Dr Gul-Nawaz Khan Akbar, the managing director of Mumtaz Food Industries Ltd has been disqualified for 6 years. He failed to act in the best interest of the company by purchasing gold bullion to the value of £976,055 with company funds for his sole benefit whilst creditors amounting to £447,997 remained unpaid.
Dr Akbar’s two brothers, Mumtaz Khan Akbar and Rab Nawaz Khan Akbar were aware of the transaction and allowed it to happen, have each been disqualified for three years.
Dr Akbar’s wife, Fameeda Akbar, and Mumtaz Khan Akbar’s wife, Kauser Akbar, were each disqualified for 2 years for not upholding corporate governance requirements..
Between 30 November 2012 and 11 December 2012 Gold bullion with a value of £976,055 was purchased by Mumtaz Food Industries Ltd. Company board meetings minutes show that it was agreed by Dr Akbar, Mumtaz Khan Akbar and Rab Nawaz Khan Akbar that the title to that gold would pass solely to Dr Akbar via the use of an Employee Benefit Trust.
Prior to the purchase of the gold bullion, £447,997 was owed to six unassociated creditors, which Mumtaz Food Industries Ltd failed to pay and which remained outstanding at the time of liquidation.
Towards the end of 2012, Mumtaz Food Industries Ltd’s trade was scaled down and on 24 May 2013 it entered into voluntary liquidation with an estimated deficiency of £805,630.
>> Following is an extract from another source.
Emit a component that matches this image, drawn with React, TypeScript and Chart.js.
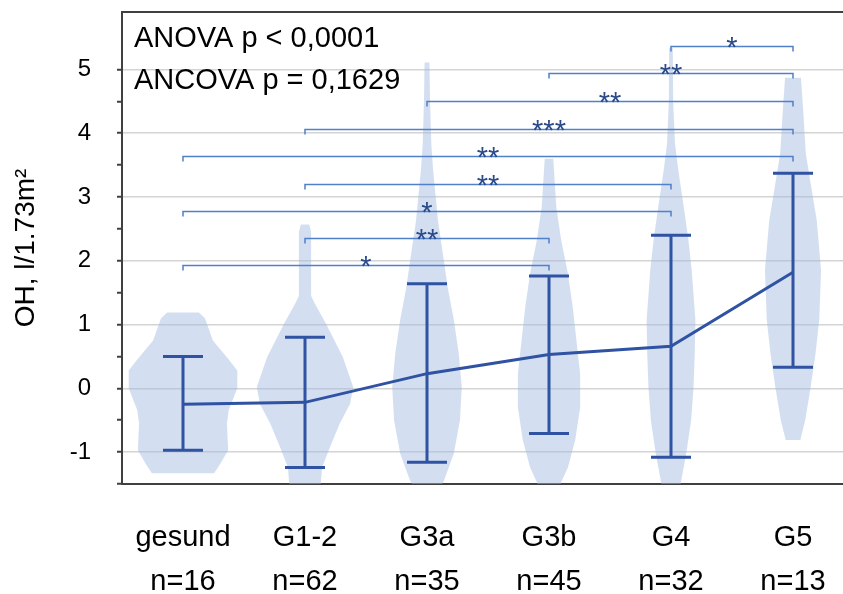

Commenting on the disqualifications, Robert Clarke, Group Leader of Insolvent Investigations North at the Insolvency Service, said:
Directors who put their own personal financial interests above those of creditors, or who fail to take their directorial responsibilities seriously damage confidence in doing business and are corrosive to the health of the local economy.
It sends a clear message to other company directors that if you run a company in a way that is detrimental to either its customers or its creditors you may be investigated by the Insolvency Service and as a result removed from the corporate trading environment.